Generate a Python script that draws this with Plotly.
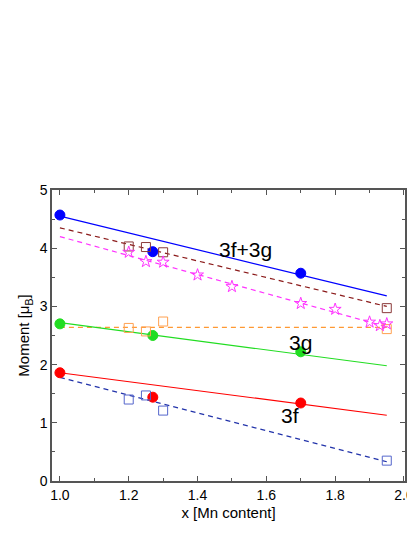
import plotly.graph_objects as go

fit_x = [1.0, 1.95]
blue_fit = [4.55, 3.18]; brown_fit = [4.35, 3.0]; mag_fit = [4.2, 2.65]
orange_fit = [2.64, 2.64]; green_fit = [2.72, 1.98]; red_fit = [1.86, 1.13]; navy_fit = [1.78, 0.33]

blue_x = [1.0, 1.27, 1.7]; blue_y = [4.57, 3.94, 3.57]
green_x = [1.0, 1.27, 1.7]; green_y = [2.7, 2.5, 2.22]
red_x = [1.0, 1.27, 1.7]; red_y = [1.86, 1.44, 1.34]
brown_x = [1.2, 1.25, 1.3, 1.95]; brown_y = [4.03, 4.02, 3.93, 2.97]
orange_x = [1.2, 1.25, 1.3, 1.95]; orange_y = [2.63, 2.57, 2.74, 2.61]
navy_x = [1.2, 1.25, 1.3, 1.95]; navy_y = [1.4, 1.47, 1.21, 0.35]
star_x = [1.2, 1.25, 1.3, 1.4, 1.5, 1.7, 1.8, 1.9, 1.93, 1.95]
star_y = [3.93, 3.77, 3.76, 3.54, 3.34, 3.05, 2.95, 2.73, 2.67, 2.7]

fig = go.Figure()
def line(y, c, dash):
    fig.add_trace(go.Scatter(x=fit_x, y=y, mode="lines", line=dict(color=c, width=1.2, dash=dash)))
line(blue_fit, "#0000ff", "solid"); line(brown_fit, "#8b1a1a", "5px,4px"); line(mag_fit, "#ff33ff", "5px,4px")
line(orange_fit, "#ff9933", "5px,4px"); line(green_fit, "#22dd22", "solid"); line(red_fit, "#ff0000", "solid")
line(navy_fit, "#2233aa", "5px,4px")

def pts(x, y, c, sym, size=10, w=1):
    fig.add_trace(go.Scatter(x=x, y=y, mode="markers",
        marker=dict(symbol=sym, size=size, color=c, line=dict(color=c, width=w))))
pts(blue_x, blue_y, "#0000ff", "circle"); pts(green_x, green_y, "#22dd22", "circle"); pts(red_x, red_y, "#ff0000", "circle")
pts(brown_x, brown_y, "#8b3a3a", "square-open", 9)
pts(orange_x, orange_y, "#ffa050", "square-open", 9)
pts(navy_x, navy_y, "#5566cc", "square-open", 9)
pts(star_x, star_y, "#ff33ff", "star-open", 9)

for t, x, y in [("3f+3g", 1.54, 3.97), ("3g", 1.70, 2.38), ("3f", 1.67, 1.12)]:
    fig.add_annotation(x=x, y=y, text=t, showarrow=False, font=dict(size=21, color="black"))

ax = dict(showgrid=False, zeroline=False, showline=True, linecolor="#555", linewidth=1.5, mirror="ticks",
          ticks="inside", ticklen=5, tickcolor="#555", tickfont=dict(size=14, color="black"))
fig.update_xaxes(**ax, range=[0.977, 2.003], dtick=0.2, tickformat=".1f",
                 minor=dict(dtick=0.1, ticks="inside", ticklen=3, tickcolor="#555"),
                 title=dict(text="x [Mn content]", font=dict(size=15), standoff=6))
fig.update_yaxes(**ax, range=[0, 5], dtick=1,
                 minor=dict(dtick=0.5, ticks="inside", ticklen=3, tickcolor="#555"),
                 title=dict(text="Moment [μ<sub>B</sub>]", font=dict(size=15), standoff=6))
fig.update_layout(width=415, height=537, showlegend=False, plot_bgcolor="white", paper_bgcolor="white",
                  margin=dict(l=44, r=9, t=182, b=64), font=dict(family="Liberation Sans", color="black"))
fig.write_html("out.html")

--

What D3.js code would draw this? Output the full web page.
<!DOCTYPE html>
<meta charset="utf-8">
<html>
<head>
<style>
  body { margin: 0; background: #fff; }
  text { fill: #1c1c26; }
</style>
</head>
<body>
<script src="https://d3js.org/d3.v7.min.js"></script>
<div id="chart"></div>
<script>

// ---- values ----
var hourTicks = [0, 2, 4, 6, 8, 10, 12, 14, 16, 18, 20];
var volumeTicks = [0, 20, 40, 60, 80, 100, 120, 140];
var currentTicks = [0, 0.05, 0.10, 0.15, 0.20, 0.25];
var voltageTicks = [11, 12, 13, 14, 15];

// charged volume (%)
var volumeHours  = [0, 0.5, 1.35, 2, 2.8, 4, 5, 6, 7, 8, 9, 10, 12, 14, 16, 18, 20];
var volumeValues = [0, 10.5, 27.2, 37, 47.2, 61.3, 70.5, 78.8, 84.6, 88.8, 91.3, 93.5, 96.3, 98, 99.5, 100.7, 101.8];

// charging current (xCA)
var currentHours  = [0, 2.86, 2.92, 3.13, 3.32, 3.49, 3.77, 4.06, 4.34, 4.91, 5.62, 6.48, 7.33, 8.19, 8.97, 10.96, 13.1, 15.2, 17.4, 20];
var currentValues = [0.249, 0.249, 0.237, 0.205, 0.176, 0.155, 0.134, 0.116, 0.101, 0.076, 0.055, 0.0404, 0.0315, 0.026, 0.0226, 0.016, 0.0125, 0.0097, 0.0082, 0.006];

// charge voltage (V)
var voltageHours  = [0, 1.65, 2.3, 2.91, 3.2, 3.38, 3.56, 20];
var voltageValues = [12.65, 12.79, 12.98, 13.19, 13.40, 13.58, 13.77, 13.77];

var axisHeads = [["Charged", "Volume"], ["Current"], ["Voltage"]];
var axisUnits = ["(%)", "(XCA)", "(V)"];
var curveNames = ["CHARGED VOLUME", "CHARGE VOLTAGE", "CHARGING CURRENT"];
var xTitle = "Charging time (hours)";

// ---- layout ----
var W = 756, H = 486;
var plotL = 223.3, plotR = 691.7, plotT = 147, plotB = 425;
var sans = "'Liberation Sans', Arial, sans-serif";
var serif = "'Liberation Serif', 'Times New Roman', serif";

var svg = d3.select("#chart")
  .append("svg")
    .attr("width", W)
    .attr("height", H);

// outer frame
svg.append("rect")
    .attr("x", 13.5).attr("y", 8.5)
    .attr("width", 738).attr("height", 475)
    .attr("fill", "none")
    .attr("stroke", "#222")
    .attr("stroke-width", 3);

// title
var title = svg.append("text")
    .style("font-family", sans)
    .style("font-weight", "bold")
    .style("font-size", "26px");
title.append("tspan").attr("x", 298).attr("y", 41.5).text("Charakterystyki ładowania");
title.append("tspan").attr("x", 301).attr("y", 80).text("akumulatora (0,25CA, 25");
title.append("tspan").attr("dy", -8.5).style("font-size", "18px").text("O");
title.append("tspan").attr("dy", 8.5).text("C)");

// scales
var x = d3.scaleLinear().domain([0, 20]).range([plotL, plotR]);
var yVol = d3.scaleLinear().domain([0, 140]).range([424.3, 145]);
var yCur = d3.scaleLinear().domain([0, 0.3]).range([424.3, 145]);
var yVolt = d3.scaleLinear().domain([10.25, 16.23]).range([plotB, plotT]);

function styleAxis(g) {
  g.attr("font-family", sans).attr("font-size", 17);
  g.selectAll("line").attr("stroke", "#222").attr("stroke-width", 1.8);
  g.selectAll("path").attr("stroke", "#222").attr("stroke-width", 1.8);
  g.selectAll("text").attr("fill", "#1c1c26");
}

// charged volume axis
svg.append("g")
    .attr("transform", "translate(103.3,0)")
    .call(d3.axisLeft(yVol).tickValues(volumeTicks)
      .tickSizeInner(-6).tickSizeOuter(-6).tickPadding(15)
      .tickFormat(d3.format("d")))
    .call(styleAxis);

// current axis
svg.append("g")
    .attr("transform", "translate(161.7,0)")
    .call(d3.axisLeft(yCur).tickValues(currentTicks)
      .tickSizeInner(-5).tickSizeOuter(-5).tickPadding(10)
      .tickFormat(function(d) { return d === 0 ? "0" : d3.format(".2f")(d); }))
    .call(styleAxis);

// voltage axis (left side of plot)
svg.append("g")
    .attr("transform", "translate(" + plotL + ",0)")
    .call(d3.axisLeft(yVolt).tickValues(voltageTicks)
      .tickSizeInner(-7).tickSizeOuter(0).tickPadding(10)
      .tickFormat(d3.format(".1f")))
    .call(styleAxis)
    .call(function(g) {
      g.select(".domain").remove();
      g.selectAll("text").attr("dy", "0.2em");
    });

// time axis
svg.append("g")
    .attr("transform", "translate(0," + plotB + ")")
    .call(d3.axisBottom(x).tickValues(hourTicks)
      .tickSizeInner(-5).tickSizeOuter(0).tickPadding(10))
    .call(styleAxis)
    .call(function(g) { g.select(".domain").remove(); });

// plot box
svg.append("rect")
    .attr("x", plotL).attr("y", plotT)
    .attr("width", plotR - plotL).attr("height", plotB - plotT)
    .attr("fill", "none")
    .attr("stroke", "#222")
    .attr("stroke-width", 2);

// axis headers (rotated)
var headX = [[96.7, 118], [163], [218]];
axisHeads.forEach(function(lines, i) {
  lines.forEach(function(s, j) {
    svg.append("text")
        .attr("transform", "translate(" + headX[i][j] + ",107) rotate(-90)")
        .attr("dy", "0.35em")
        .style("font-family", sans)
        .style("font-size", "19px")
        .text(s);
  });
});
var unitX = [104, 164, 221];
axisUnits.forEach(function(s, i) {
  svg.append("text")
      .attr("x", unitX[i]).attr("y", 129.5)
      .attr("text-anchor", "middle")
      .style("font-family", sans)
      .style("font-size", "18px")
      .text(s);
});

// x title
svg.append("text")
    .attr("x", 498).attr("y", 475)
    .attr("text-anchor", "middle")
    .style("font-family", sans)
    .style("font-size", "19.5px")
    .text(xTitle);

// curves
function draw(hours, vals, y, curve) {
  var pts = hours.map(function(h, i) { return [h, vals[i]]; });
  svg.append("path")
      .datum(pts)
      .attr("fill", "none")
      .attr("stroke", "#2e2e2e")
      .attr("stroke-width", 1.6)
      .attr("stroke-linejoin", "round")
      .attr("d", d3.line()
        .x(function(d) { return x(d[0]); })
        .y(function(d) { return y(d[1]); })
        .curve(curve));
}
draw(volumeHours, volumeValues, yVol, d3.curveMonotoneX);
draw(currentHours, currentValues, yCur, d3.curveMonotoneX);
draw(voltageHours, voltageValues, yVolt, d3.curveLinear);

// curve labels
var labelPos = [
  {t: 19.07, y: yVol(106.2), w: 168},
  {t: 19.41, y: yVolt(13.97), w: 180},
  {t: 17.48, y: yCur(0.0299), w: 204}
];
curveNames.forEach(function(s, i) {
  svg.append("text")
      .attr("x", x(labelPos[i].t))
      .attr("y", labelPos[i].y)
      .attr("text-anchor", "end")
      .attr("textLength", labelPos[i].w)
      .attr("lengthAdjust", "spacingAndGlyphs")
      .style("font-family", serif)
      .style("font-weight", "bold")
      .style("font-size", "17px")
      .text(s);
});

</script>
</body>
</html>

■ Instruction
Up in the listing, locate the line with "Generate a Python"; print it and every line after it down to the line with "2.73, 2.67, 2.7]", which is included too. Skip the pictures.

■ Task result
Generate a Python script that draws this with Plotly.
import plotly.graph_objects as go

fit_x = [1.0, 1.95]
blue_fit = [4.55, 3.18]; brown_fit = [4.35, 3.0]; mag_fit = [4.2, 2.65]
orange_fit = [2.64, 2.64]; green_fit = [2.72, 1.98]; red_fit = [1.86, 1.13]; navy_fit = [1.78, 0.33]

blue_x = [1.0, 1.27, 1.7]; blue_y = [4.57, 3.94, 3.57]
green_x = [1.0, 1.27, 1.7]; green_y = [2.7, 2.5, 2.22]
red_x = [1.0, 1.27, 1.7]; red_y = [1.86, 1.44, 1.34]
brown_x = [1.2, 1.25, 1.3, 1.95]; brown_y = [4.03, 4.02, 3.93, 2.97]
orange_x = [1.2, 1.25, 1.3, 1.95]; orange_y = [2.63, 2.57, 2.74, 2.61]
navy_x = [1.2, 1.25, 1.3, 1.95]; navy_y = [1.4, 1.47, 1.21, 0.35]
star_x = [1.2, 1.25, 1.3, 1.4, 1.5, 1.7, 1.8, 1.9, 1.93, 1.95]
star_y = [3.93, 3.77, 3.76, 3.54, 3.34, 3.05, 2.95, 2.73, 2.67, 2.7]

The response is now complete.